Published online by Cambridge University Press: 08 June 2010
Soviet prices were determined partly by the pressure of administrative determination of prices for officially rationed goods, partly by supply and demand in unregulated markets. In wartime the different markets displayed sharply divergent trends. Official prices of industrial and consumer goods and transport services rose (in some cases quite substantially), but the increases were strictly controlled. Weapon prices fell. In unofficial markets for consumer goods, upon which fell the entire burden of frustrated household demand for goods and services in short supply at official prices, the price level became hugely inflated.
Although wartime trends in official prices were closely regulated, and did not reflect market supply and demand, they were not arbitrary.
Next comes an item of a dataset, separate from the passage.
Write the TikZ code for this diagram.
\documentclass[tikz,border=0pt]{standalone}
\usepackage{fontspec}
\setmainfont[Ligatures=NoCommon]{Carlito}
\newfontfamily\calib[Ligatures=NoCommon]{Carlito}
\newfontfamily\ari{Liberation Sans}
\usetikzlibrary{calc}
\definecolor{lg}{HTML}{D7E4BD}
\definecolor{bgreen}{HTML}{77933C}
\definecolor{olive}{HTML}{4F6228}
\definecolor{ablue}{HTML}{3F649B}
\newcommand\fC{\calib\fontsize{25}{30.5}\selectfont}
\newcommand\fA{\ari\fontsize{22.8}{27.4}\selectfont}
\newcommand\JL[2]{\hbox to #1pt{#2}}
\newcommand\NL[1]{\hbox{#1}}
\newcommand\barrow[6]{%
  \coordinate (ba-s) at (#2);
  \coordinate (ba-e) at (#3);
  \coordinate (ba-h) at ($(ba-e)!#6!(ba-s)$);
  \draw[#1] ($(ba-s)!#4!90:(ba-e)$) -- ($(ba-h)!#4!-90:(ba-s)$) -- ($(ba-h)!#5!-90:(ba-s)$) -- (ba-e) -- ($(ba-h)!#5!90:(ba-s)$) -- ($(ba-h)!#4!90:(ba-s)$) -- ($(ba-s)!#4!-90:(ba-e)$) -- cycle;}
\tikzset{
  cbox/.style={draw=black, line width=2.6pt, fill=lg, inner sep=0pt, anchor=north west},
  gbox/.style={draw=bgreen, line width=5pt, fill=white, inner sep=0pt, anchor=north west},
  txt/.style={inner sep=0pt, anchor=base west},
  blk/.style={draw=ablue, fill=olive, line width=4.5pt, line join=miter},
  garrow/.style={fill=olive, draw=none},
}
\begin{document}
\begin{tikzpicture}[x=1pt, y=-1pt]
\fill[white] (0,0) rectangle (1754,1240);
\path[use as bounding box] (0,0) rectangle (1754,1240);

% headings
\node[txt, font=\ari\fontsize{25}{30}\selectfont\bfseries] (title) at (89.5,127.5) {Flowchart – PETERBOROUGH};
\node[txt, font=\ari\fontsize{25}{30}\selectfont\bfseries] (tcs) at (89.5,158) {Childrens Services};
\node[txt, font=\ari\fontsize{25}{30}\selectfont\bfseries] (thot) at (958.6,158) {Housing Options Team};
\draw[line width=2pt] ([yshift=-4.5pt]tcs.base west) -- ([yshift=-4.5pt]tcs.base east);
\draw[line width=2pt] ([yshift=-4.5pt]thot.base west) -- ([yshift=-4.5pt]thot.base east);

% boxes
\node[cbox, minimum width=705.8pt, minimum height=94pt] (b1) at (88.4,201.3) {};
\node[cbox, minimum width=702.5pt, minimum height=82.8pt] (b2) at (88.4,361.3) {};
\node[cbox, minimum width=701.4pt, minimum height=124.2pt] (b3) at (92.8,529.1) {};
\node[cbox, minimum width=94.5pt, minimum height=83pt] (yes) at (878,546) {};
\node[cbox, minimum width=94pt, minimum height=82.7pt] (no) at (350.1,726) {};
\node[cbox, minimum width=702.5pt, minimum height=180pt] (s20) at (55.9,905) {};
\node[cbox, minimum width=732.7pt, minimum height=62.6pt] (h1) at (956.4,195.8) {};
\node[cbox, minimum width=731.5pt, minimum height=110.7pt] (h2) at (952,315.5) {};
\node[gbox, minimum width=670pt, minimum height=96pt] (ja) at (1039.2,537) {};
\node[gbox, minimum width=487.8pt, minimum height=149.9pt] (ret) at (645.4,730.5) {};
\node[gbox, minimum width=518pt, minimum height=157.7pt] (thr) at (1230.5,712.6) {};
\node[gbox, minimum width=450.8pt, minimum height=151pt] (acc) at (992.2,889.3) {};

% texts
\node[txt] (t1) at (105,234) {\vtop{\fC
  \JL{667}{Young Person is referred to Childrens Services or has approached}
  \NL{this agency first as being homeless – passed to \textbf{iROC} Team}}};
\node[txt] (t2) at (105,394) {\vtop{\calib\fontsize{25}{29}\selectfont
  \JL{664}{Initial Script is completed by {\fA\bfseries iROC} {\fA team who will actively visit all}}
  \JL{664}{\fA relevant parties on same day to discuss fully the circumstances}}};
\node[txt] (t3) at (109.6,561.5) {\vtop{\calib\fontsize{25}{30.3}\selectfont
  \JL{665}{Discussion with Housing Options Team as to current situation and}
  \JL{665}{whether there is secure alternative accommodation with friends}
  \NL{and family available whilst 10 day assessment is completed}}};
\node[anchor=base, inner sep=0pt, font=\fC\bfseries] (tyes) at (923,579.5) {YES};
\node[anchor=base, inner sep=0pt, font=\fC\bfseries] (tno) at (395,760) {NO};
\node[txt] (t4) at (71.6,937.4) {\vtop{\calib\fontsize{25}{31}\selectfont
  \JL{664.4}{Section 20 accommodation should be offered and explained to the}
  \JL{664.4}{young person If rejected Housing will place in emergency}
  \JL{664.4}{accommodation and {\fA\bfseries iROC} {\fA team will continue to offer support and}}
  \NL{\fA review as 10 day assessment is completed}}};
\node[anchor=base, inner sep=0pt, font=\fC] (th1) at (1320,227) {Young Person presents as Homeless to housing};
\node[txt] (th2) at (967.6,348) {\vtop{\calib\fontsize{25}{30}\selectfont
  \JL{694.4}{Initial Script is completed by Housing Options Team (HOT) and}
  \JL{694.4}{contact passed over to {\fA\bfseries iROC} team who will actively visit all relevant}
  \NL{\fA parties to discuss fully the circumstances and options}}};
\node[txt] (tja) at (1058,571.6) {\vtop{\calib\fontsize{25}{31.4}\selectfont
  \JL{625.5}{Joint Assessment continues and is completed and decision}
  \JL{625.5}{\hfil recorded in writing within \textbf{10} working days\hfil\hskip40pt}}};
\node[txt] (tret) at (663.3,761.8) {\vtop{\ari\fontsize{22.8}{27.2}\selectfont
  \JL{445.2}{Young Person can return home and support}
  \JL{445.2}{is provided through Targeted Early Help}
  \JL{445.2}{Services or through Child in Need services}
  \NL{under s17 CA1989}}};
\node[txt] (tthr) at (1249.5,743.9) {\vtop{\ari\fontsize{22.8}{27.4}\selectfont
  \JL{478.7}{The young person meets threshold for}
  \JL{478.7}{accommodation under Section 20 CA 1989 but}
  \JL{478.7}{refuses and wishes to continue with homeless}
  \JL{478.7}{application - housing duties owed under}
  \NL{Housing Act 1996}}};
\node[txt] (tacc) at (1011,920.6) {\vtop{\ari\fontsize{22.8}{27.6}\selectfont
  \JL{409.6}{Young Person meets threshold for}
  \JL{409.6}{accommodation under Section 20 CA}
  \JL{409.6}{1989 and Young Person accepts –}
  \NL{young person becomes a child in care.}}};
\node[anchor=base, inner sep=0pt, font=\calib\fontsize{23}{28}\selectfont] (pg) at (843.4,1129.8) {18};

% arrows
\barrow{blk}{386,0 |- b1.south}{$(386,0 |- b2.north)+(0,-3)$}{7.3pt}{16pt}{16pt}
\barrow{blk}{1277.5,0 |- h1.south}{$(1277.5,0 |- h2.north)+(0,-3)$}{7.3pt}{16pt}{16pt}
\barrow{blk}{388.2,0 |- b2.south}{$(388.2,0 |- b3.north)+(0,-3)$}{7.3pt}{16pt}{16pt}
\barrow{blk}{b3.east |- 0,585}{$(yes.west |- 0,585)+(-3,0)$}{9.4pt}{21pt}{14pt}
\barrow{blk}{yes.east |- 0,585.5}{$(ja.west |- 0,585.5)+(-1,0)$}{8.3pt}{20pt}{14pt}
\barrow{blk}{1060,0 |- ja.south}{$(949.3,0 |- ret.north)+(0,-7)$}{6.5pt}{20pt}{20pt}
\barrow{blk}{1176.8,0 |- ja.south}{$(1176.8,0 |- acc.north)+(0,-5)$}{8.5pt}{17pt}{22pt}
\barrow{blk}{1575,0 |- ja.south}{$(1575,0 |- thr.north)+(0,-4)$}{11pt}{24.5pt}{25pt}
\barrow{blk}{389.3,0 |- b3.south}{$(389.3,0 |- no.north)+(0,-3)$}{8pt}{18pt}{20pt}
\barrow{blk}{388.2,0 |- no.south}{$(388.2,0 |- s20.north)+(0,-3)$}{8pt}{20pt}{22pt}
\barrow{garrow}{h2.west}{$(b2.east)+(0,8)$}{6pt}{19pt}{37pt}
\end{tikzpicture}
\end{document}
Soviet price controllers continued to follow the cost-plus methodology established in peacetime, and went on trying to get official prices right, at least in terms of their own methodology.
Of the documents which express this striving, none is more evocative than correspondence of 1944 between Narkomugol (the commissariat of the coal industry), Gosplan, and NKVD. The deputy head of finance of Narkomugol explained that early in 1943 the NKVD had contracted to supply the coal industry with forced labourers, each at 35 per cent of the going wage rate. But in March the government had effectively doubled the official wage rate for miners; this had triggered a corresponding increase in payments for subcontracted NKVD labourers, further raising the average cost of mined coal.